### Exercise prompt
Reproduce, character for character, the lines below from the first through the one with "ref_line_y = [0.5, 0.5]". Leave pictures out.

### Supplied information
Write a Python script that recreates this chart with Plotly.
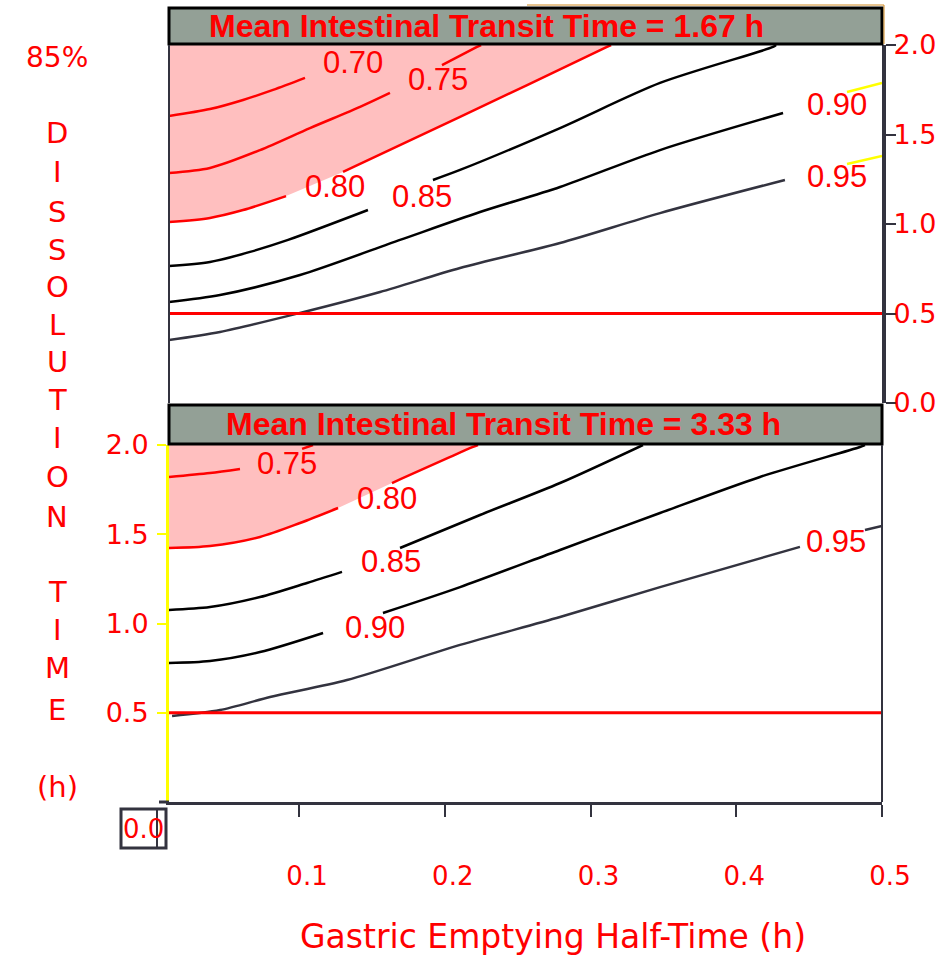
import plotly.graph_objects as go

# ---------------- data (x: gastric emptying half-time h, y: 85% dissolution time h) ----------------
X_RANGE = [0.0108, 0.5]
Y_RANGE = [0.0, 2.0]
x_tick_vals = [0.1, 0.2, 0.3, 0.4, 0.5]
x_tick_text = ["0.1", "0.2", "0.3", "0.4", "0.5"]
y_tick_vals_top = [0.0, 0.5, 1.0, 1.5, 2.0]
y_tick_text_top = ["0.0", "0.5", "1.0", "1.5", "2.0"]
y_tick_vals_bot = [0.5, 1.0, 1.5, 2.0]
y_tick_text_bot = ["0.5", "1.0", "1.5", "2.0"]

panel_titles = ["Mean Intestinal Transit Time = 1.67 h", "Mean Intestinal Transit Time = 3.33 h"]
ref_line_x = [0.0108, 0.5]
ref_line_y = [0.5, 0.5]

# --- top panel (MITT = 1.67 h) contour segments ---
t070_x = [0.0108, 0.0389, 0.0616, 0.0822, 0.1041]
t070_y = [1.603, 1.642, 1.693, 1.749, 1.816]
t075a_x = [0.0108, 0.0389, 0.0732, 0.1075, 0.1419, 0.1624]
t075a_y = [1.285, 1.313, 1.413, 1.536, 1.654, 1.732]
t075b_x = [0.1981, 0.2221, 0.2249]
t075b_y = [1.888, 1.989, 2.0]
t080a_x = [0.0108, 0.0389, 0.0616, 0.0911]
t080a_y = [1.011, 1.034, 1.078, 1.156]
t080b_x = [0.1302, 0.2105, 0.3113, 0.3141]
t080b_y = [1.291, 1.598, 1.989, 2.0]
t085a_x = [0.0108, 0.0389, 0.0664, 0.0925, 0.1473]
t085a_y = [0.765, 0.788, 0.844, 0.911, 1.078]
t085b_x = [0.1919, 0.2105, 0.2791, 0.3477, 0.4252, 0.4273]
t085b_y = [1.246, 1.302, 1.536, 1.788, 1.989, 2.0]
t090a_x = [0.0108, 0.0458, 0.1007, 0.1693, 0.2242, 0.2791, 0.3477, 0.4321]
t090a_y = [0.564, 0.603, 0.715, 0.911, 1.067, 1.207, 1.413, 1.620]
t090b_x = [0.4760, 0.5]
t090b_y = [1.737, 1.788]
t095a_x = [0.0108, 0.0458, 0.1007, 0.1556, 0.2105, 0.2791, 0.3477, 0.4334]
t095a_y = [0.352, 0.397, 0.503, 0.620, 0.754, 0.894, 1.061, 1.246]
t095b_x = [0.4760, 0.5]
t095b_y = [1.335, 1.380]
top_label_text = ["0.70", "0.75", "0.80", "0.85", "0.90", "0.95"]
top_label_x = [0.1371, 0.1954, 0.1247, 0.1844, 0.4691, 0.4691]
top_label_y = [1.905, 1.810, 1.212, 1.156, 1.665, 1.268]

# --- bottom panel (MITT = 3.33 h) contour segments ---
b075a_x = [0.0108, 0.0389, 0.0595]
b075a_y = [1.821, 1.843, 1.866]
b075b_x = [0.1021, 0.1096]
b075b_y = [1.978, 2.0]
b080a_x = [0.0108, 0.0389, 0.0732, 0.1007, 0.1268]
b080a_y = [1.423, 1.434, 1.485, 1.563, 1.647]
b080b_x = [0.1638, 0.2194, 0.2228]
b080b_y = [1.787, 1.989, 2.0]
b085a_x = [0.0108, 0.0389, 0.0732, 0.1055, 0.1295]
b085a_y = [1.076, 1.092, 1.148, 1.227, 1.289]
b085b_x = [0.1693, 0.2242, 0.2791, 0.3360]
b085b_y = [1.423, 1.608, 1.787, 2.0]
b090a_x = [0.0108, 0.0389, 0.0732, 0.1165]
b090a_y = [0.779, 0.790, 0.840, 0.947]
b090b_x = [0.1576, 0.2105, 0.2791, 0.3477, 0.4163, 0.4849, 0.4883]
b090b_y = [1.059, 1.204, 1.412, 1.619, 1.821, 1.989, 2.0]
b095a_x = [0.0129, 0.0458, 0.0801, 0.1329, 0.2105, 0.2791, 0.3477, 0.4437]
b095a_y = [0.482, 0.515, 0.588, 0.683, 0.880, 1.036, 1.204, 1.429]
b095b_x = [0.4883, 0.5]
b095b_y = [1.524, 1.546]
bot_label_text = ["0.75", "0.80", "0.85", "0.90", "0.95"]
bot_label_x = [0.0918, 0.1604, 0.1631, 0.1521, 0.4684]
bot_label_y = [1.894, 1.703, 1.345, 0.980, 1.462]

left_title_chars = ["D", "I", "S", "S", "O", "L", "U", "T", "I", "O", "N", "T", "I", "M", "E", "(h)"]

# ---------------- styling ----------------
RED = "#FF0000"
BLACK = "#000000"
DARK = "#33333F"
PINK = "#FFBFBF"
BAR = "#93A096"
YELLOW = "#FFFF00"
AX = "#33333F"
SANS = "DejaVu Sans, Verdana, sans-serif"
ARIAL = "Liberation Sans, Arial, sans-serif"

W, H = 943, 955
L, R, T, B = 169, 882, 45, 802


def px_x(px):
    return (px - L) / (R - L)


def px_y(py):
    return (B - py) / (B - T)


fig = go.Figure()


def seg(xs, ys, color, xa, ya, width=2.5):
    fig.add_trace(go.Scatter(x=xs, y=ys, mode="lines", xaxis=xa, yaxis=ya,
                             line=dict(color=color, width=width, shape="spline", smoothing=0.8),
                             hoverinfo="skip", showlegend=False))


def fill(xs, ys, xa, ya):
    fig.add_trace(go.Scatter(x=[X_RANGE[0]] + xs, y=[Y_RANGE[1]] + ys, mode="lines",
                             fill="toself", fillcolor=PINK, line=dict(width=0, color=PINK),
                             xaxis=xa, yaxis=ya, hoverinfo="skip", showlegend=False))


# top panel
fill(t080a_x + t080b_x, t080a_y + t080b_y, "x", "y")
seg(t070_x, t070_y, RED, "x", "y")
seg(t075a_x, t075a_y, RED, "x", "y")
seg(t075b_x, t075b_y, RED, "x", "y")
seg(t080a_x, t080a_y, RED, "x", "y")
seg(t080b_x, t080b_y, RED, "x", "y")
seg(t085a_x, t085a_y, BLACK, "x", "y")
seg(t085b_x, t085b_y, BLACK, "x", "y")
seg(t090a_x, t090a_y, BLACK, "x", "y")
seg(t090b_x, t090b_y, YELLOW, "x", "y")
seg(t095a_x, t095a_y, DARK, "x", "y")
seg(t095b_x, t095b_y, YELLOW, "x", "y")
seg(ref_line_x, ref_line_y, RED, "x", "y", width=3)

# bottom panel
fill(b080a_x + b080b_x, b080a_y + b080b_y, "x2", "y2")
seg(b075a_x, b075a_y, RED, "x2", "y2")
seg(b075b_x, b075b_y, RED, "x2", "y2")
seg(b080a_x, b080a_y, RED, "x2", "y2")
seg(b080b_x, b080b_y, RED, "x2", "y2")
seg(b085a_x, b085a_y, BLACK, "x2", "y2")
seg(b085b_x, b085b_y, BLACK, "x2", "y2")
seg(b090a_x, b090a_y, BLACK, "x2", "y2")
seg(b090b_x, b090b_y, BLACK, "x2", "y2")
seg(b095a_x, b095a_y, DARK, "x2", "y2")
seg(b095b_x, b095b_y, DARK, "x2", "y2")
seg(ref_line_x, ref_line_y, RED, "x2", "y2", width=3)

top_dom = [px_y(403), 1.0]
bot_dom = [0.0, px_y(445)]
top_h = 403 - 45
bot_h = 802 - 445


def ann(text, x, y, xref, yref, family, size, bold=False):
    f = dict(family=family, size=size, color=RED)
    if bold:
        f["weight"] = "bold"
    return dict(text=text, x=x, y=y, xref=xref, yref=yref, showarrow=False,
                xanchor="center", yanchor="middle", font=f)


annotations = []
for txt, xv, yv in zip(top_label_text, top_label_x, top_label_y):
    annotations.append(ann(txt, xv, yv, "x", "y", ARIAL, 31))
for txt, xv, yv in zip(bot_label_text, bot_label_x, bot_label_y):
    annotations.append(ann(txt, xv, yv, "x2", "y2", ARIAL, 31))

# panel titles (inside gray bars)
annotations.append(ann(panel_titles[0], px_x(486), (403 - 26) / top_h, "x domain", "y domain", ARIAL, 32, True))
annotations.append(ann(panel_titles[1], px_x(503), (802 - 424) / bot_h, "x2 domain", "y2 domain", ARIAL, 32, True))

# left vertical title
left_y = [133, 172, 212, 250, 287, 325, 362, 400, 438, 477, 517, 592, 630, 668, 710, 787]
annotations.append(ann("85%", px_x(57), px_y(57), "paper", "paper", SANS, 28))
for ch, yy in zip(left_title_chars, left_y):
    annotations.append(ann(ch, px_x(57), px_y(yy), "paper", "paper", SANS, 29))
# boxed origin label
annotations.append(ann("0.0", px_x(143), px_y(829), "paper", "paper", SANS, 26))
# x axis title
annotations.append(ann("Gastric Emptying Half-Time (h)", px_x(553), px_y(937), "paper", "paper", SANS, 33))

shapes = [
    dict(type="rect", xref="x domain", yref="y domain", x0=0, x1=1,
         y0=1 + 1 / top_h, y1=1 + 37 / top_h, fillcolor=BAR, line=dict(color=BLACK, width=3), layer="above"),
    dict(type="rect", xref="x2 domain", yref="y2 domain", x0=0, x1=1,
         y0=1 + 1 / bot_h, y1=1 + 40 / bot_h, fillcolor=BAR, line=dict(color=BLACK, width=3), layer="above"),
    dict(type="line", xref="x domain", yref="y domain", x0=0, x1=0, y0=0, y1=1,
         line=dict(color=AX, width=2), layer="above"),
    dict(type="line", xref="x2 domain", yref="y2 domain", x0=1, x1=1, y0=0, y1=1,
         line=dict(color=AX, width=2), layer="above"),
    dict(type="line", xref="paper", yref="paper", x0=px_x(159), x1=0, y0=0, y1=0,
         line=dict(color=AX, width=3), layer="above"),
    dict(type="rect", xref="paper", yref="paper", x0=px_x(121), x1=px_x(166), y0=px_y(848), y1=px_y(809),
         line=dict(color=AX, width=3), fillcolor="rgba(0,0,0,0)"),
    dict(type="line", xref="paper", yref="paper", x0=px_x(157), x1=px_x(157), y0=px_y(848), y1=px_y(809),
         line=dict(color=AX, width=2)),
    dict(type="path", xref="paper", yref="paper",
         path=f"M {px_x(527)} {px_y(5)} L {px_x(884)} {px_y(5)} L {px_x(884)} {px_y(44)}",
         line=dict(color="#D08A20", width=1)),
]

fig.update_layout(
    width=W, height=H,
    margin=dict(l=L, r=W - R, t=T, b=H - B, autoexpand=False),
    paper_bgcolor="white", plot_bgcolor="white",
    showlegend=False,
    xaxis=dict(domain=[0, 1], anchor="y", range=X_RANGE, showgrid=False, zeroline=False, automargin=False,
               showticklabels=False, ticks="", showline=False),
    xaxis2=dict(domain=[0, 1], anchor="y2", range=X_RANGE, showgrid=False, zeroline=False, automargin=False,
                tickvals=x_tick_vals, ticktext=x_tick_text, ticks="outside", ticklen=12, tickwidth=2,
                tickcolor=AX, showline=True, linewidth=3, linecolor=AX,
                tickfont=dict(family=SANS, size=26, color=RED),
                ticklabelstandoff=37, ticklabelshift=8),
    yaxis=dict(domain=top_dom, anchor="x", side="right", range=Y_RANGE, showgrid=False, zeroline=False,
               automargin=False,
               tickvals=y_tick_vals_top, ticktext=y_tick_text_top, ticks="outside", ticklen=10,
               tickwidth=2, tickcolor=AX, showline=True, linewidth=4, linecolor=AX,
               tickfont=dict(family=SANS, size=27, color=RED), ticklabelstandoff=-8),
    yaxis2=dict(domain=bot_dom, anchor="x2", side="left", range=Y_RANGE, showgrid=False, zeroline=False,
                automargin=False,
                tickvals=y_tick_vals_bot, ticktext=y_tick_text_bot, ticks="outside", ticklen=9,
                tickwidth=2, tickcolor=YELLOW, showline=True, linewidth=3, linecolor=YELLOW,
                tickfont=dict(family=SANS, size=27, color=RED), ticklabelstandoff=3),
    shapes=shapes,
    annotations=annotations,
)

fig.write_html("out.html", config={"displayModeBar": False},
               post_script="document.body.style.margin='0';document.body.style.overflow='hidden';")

### The result
Write a Python script that recreates this chart with Plotly.
import plotly.graph_objects as go

# ---------------- data (x: gastric emptying half-time h, y: 85% dissolution time h) ----------------
X_RANGE = [0.0108, 0.5]
Y_RANGE = [0.0, 2.0]
x_tick_vals = [0.1, 0.2, 0.3, 0.4, 0.5]
x_tick_text = ["0.1", "0.2", "0.3", "0.4", "0.5"]
y_tick_vals_top = [0.0, 0.5, 1.0, 1.5, 2.0]
y_tick_text_top = ["0.0", "0.5", "1.0", "1.5", "2.0"]
y_tick_vals_bot = [0.5, 1.0, 1.5, 2.0]
y_tick_text_bot = ["0.5", "1.0", "1.5", "2.0"]

panel_titles = ["Mean Intestinal Transit Time = 1.67 h", "Mean Intestinal Transit Time = 3.33 h"]
ref_line_x = [0.0108, 0.5]
ref_line_y = [0.5, 0.5]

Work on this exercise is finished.